Projective Transformation mapping lines I am asked to find a projective transformation which maps the lines $L_1, L_2$ to $L^{'}_1, L^{'}_2$ respectively, where
$$L_1 : X - 2Y = 0 \:, \quad L_2 : Y+Z=0 \:, \quad L^{'}_1 : 2X+Y+Z=0 \:, \quad L^{'}_2 : X+3Y =0$$
I've been trying to think of a way to do this but I'm struggling. I had thought if I perhaps take 2 points from each line and then try to find a transformation which maps the two from each of $L_1$ and $L_2$ to the two from $L^{'}_1$ and $L^{'}_2$ respectively but I just can't seem to get it to work out. Any help is much appreciated!!
EDIT:
To clarify, the method I had tried to use consisted of taking 2 points from each line.

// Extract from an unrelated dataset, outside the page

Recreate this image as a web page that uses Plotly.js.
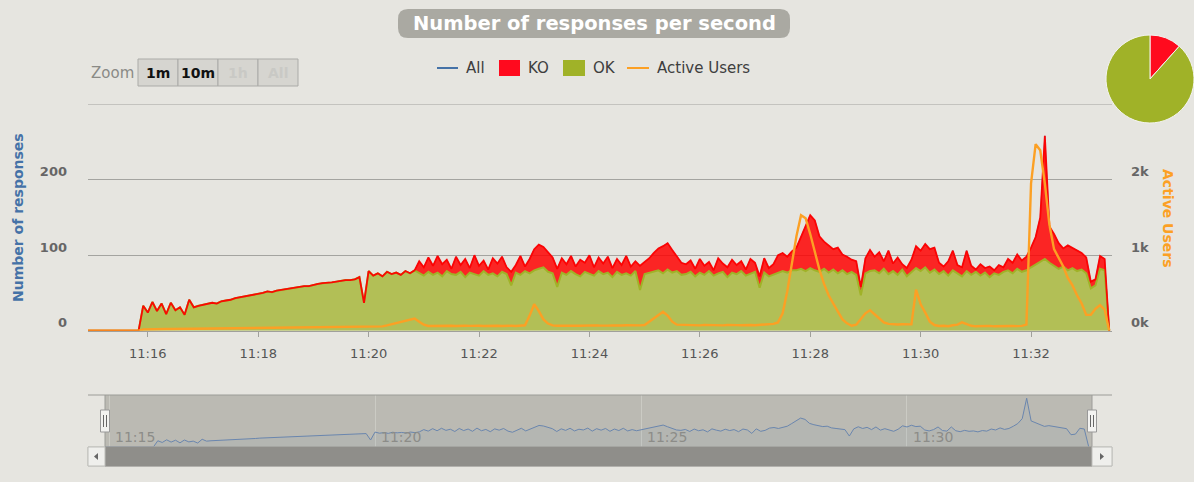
<!DOCTYPE html>
<html><head><meta charset="utf-8">
<script src="https://cdn.plot.ly/plotly-3.0.1.min.js"></script>
<style>html,body{margin:0;padding:0;background:#E6E5E0;} #chart{width:1194px;height:482px;}</style>
</head><body><div id="chart"></div>
<script>
// ---- data: one point every 5 s starting at 11:14:55 ----
const okValues = [
0,0,0,0,0,0,0,0,0,0,0,0,
33,24,38,26,36,22,37,27,31,21,41,
31,33,34,35,37,36,39,40,41,43,44,45,47,48,49,50,52,51,53,54,54,56,57,58,59,59,61,62,63,64,64,65,66,67,67,68,71,37,79,
73,76,72,78,75,77,74,79,76,80,
76,73,78,74,77,72,79,75,74,78,71,77,75,73,79,74,76,72,78,75,60,77,74,79,76,
80,82,84,78,76,58,
77,74,79,75,72,78,76,73,79,75,77,71,78,74,76,73,79,54,75,77,
78,80,76,81,77,79,74,
75,78,72,77,74,79,73,76,78,71,77,75,79,73,76,78,57,77,72,74,76,79,77,80,
80,82,79,83,80,78,82,77,81,76,80,75,78,74,47,76,79,
80,76,82,75,79,74,81,72,78,83,79,84,77,81,75,79,73,80,76,72,79,74,78,73,77,71,76,74,78,80,76,82,78,
80,84,88,92,95,90,86,82,85,80,83,79,81,76,56,60,82,80,0
];
const allValues = [
0,0,0,0,0,0,0,0,0,0,0,0,
33,24,38,26,36,22,37,27,31,21,41,
31,33,34,35,37,36,39,40,41,43,44,45,47,48,49,50,52,51,53,54,54,56,57,58,59,59,61,62,63,64,64,65,66,67,67,68,71,37,79,
73,76,72,78,75,77,74,79,76,80,
92,84,97,86,99,88,94,82,98,87,95,83,100,86,93,81,96,89,98,84,78,87,99,85,95,
108,114,111,104,97,82,
96,88,99,85,94,90,100,84,97,89,98,83,95,87,99,85,92,86,91,96,
103,109,112,116,107,99,90,
88,93,82,95,86,91,80,96,89,84,94,87,92,81,95,90,72,96,83,88,100,103,98,105,
110,124,140,153,146,125,118,113,108,110,101,98,94,92,58,96,107,
98,104,92,106,89,97,88,83,94,112,106,115,108,110,90,85,92,106,87,84,106,86,81,88,83,85,80,87,84,95,90,101,93,
98,110,124,150,258,138,128,116,109,113,110,106,103,97,65,68,99,95,0
];
const activeUsers = [
0,0,0,0,0,0,0,0,0,0,0,0,
15,18,20,21,22,22,23,24,24,25,26,27,27,28,28,29,30,30,31,32,32,33,34,34,35,36,36,37,38,38,39,40,40,41,42,42,43,44,45,45,46,47,48,49,50,50,51,52,53,54,55,56,57,
70,85,100,115,130,145,160,120,80,62,
64,66,63,67,65,62,68,66,64,69,65,63,67,64,66,62,68,65,63,67,72,
200,350,260,150,95,70,
66,68,64,70,67,65,69,66,71,68,64,67,70,66,68,72,69,65,70,75,
120,170,210,250,200,120,80,
76,72,78,74,70,77,73,79,75,71,76,80,74,72,78,75,73,77,79,82,90,
110,230,520,880,1250,1530,1490,1280,1040,810,620,470,360,260,150,98,65,80,150,230,270,220,165,110,
90,85,82,86,80,84,
545,350,240,120,75,
62,66,60,72,80,110,85,65,58,62,60,64,58,61,63,59,62,60,64,80,
1950,2470,2390,1950,1400,1080,960,850,700,600,470,360,210,210,290,340,280,0
];
const START_MS = Date.UTC(2020,0,1,11,14,55);
const STEP_MS = 5000;
const RANGE_END_MS = Date.UTC(2020,0,1,11,33,28);
const leftTickVals = [0,100,200];
const leftTickText = ['0','100','200'];
const leftAxisMax = 300;
const rightTickVals = [0,1000,2000];
const rightTickText = ['0k','1k','2k'];
const rightAxisMax = 3000;
const navTickTimes = [Date.UTC(2020,0,1,11,15), Date.UTC(2020,0,1,11,20), Date.UTC(2020,0,1,11,25), Date.UTC(2020,0,1,11,30)];
const navTickLabels = ['11:15','11:20','11:25','11:30'];
const pieLabels = ['KO','OK'];
const pieValues = [11.6, 88.4];
const legendNames = ['All','KO','OK','Active Users'];
const zoomButtons = ['1m','10m','1h','All'];
const chartTitle = 'Number of responses per second';

// ---- build ----
const W = 1194, H = 482;
const X = p => p / W, Y = p => 1 - p / H;
const BG = '#E6E5E0', FONT = 'DejaVu Sans, Verdana, sans-serif';
const AU_COLOR = '#FCA024';
const times = okValues.map((_, i) => START_MS + i * STEP_MS);
const koValues = allValues.map((v, i) => v - okValues[i]);

function rr(x0, y0, x1, y1, r) {
  const rx = r / W, ry = r / H, a = X(x0), b = X(x1), t = Y(y0), u = Y(y1);
  return `M ${a+rx},${t} L ${b-rx},${t} Q ${b},${t} ${b},${t-ry} L ${b},${u+ry} Q ${b},${u} ${b-rx},${u} L ${a+rx},${u} Q ${a},${u} ${a},${u+ry} L ${a},${t-ry} Q ${a},${t} ${a+rx},${t} Z`;
}
function rect(x0, y0, x1, y1, fill, line, lw, layer) {
  return {type:'rect', xref:'paper', yref:'paper', x0:X(x0), x1:X(x1), y0:Y(y1), y1:Y(y0),
    fillcolor: fill, line:{color: line || 'rgba(0,0,0,0)', width: lw == null ? 1 : lw}, layer: layer || 'above'};
}
function seg(x0, y0, x1, y1, color, w) {
  return {type:'line', xref:'paper', yref:'paper', x0:X(x0), x1:X(x1), y0:Y(y0), y1:Y(y1), line:{color, width:w}};
}
function pathPx(pts, fill) {
  const d = 'M ' + pts.map(p => `${X(p[0])},${Y(p[1])}`).join(' L ') + ' Z';
  return {type:'path', xref:'paper', yref:'paper', path:d, fillcolor:fill, line:{width:0}};
}

const shapes = [];
// top gridline of the main plot (value 300)
shapes.push({type:'line', xref:'x domain', yref:'y', x0:0, x1:1, y0:leftAxisMax, y1:leftAxisMax, line:{color:'#A4A4A0', width:1}, layer:'below'});
// title box
shapes.push({type:'path', xref:'paper', yref:'paper', path: rr(398, 9, 790, 38, 10), fillcolor:'#AAA9A2', line:{width:0}});
// zoom buttons
[138, 178, 218, 258].forEach(x => shapes.push(rect(x, 59, x + 40, 86, '#D6D5D0', '#ABABA8', 1)));
// legend symbols
shapes.push(seg(437, 68, 458, 68, '#4572A7', 2));
shapes.push(rect(499, 60, 520, 76, '#FF0A1E', null, 0));
shapes.push(rect(563, 60, 585, 76, '#A0B228', null, 0));
shapes.push(seg(627, 68, 649, 68, AU_COLOR, 2));
// navigator
shapes.push(rect(105, 395, 1092, 447, '#BBBAB3', null, 0, 'below'));
shapes.push(seg(88, 395, 1112, 395, '#9C9C98', 1));
shapes.push(seg(105, 395, 105, 447, '#9C9C98', 1));
shapes.push(seg(1092, 395, 1092, 447, '#9C9C98', 1));
// scrollbar
shapes.push(rect(88, 447, 1112, 466, '#E9E9E6', '#C4C4C0', 1));
shapes.push(rect(105, 447, 1092, 466, '#8F8E8A', '#8F8E8A', 1));
shapes.push(rect(88, 447, 105, 466, '#EFEFEC', '#BDBDB9', 1));
shapes.push(rect(1092, 447, 1112, 466, '#EFEFEC', '#BDBDB9', 1));
shapes.push(pathPx([[98, 453], [94, 456.5], [98, 460]], '#666'));
shapes.push(pathPx([[1100, 453], [1104, 456.5], [1100, 460]], '#666'));
// handles
[105, 1092].forEach(x => {
  shapes.push(rect(x - 4.5, 410, x + 4.5, 432, '#F2F2F0', '#999', 1));
  shapes.push(seg(x - 1.5, 415, x - 1.5, 427, '#666', 1));
  shapes.push(seg(x + 1.5, 415, x + 1.5, 427, '#666', 1));
});

const ann = (text, x, y, opts) => Object.assign({text, x:X(x), y:Y(y), xref:'paper', yref:'paper', showarrow:false,
  xanchor:'center', yanchor:'middle', font:{family:FONT, size:15, color:'#3E3E3E'}}, opts || {});
const annotations = [
  ann(chartTitle, 594, 23.5, {font:{family:FONT, size:19.5, color:'#FFFFFF', weight:'bold'}}),
  ann('Zoom', 89, 73, {xanchor:'left', font:{family:FONT, size:15, color:'#8A8A86'}}),
  ann(zoomButtons[0], 158, 72.5, {font:{family:FONT, size:14, color:'#111', weight:'bold'}}),
  ann(zoomButtons[1], 198, 72.5, {font:{family:FONT, size:14, color:'#111', weight:'bold'}}),
  ann(zoomButtons[2], 238, 72.5, {font:{family:FONT, size:14, color:'#C9C9C5', weight:'bold'}}),
  ann(zoomButtons[3], 278, 72.5, {font:{family:FONT, size:14, color:'#C9C9C5', weight:'bold'}}),
  ann(legendNames[0], 464, 68, {xanchor:'left'}),
  ann(legendNames[1], 526, 68, {xanchor:'left'}),
  ann(legendNames[2], 591, 68, {xanchor:'left'}),
  ann(legendNames[3], 655, 68, {xanchor:'left'}),
  ann('Number of responses', 18, 218, {textangle:-90, font:{family:FONT, size:14, color:'#4572A7', weight:'bold'}}),
  ann('Active Users', 1168, 218, {textangle:90, font:{family:FONT, size:14, color:AU_COLOR, weight:'bold'}})
];
navTickTimes.forEach((t, k) => annotations.push({text: navTickLabels[k], x: t, xref:'x3', y: Y(437), yref:'paper',
  showarrow:false, xanchor:'left', yanchor:'middle', xshift:4, font:{family:FONT, size:14, color:'#8C8C88'}}));

const traces = [
  {x: times, y: allValues, name:'All', type:'scatter', mode:'lines', line:{color:'#4572A7', width:1}, xaxis:'x', yaxis:'y', hoverinfo:'skip'},
  {x: times, y: okValues, name:'OK', type:'scatter', mode:'lines', stackgroup:'resp', line:{color:'#A0B228', width:2}, fillcolor:'rgba(160,178,40,0.75)', xaxis:'x', yaxis:'y', hoverinfo:'skip'},
  {x: times, y: koValues, name:'KO', type:'scatter', mode:'lines', stackgroup:'resp', line:{color:'rgba(255,0,0,0.95)', width:1.8}, fillcolor:'rgba(255,0,0,0.84)', xaxis:'x', yaxis:'y', hoverinfo:'skip'},
  {x: times, y: activeUsers, name:'Active Users', type:'scatter', mode:'lines', line:{color:AU_COLOR, width:2.4}, xaxis:'x', yaxis:'y2', hoverinfo:'skip'},
  {x: times, y: allValues, name:'All (navigator)', type:'scatter', mode:'lines', line:{color:'#6A86AE', width:1}, fill:'tozeroy', fillcolor:'rgba(69,114,167,0.06)', xaxis:'x3', yaxis:'y3', hoverinfo:'skip'},
  {type:'pie', labels: pieLabels, values: pieValues, sort:false, direction:'counterclockwise', rotation:0,
   marker:{colors:['#FF0A1E','#A0B228'], line:{color:'#F4F4F0', width:1}}, textinfo:'none', hoverinfo:'skip',
   domain:{x:[X(1106), 1], y:[Y(123), Y(35)]}, showlegend:false}
];

const tickFontY = {family:FONT, size:13, color:'#666', weight:'bold'};
const layout = {
  width: W, height: H, margin:{l:0, r:0, t:0, b:0, pad:0},
  paper_bgcolor: BG, plot_bgcolor: BG, showlegend:false, hovermode:false,
  font:{family:FONT, color:'#666'},
  xaxis:{type:'date', domain:[X(88), X(1112)], range:[START_MS, RANGE_END_MS], anchor:'y',
    tick0: Date.UTC(2020,0,1,11,16), dtick: 120000, tickformat:'%H:%M',
    ticks:'outside', ticklen:5, tickcolor:'#A0A09C', showgrid:false, showline:true, linecolor:'#A0A09C', linewidth:1,
    zeroline:false, tickfont:{family:FONT, size:13, color:'#555'}, ticklabelstandoff:6, fixedrange:true},
  yaxis:{domain:[Y(330.7), Y(104.2)], range:[0,leftAxisMax], anchor:'x', tickvals:leftTickVals, ticktext:leftTickText,
    showgrid:true, gridcolor:'#A4A4A0', gridwidth:1, zeroline:false, showline:false, ticks:'',
    tickfont:tickFontY, ticklabelstandoff:20, ticklabelshift:-8, fixedrange:true},
  yaxis2:{overlaying:'y', side:'right', anchor:'x', range:[0,rightAxisMax], tickvals:rightTickVals, ticktext:rightTickText,
    showgrid:false, zeroline:false, showline:false, ticks:'', tickfont:tickFontY, ticklabelstandoff:18, ticklabelshift:-8, fixedrange:true},
  xaxis3:{type:'date', domain:[X(104.6), X(1091.4)], range:[START_MS, RANGE_END_MS], anchor:'y3',
    tick0: Date.UTC(2020,0,1,11,15), dtick: 300000, showgrid:true, gridcolor:'#CBCBC4',
    ticks:'', showticklabels:false, showline:false, zeroline:false, fixedrange:true},
  yaxis3:{domain:[Y(447), Y(395)], range:[0,275], anchor:'x3', showgrid:false, showticklabels:false,
    zeroline:false, ticks:'', showline:false, fixedrange:true},
  shapes, annotations
};
Plotly.newPlot('chart', traces, layout, {displayModeBar:false, staticPlot:true});
</script>
</body></html>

So as an example say I take the following points;
$$P_1 = \left[0,0,1\right] \quad,\quad Q_1 = \left[2,1,0\right] $$
$$P_2 = \left[1,0,0\right] \quad,\quad Q_2 = \left[0,1,-1\right] $$
$$P^{'}_1 = \left[1,-1,-1\right] \quad,\quad Q^{'}_1 = \left[0,1,-1\right] $$
$$P^{'}_2 = \left[3,-1,0\right] \quad,\quad Q^{'}_2 = \left[0,0,1\right] $$
from their respective lines. Now I am trying to find the transformation that maps the points to the $'$ equivalent. In this case I have tried to use a method I have in my notes but this method only ever takes me through to the standard basis.
 A: Your basic idea is sound: Projective transformations preserve incidence relations, so a projectivity that maps one pair of points to another will map the line through the first pair to the line through the second pair. A convenient choice for two sets of corresponding points is the points at infinity of corresponding lines. If you then map the intersection of the two lines to itself, you’ll end up with an affine transformation that maps one line to the other.  
The line intersections are easily found via cross products of homogeneous vectors. The rest of the construction is also pretty simple if you remember that the columns of a transformation matrix are the images of the basis vectors. Using that fact you can construct a matrix $M$ that maps the origin and coordinate axes to the first set of lines and their intersection, and a second matrix $M'$ for the other pair of line. The desired projective map is then $M'M^{-1}$.  

Based on your update, it looks like you’re trying to build the homography that maps the quadrilateral formed from pairs of points on $L_1$ and $L_2$ to a quad formed from pairs of points on $L_1'$ and $L_2'$. This method should also work, again because projective transformations preserve incidence relationships. You can find a nice description of one way to construct this map in this answer. Following that method, solve the equation $$\begin{bmatrix} P_1 &P_2 & Q_1\end{bmatrix}\begin{bmatrix}\lambda \\ \mu \\ \tau \end{bmatrix} = Q_2 $$ and form the matrix $M=\begin{bmatrix}\lambda P_1 & \mu P_2 & \tau Q_1 \end{bmatrix}$. Similarly, form the matrix $M'=\begin{bmatrix} \lambda'P_1' & \mu'P_2' & \tau'Q_1' \end{bmatrix}$. The transformation that maps one of these quads to the other is, as above, $H=M'M^{-1}$. You should end up with $$H = \begin{bmatrix} -\frac35 & \frac35 & 0 \\ \frac35 & -\frac15 & -\frac25 \\ \frac35 & 0 & \frac25 \end{bmatrix} \begin{bmatrix}0&-2&2 \\ 0&0&1 \\ -1&0&0 \end{bmatrix}^{-1} = \begin{bmatrix} -\frac3{10} & \frac35 & \frac35 \\ \frac1{10} & -\frac35 & -\frac35 \\ 0 & \frac25 & -\frac35 \end{bmatrix}.$$ The intersection of $L_1$ and $L_2$ is $R = [1:-2:0]\times[0:1:1]=[-2:-1:1]$, the intersection of $L_1'$ and $L_2'$ is $R' = [2:1:1]\times[1:3:0] = [-3:1:5]$ and $HR=\left[\frac35:-\frac15:-1\right] = R'$, so that checks out. To check that the lines are mapped appropriately by $H$, you could compute $H^{-T}L_1$ and $H^{-T}L_2$, but it’s easier to check what $H$ does to the points at infinity on those lines. Their images should lie on the corresponding image lines, which amounts to checking that $[2:1:1]\,H\,[2:1:0]^T=0$ and $[1:3:0]\,H\,[1:0:0]^T=0$.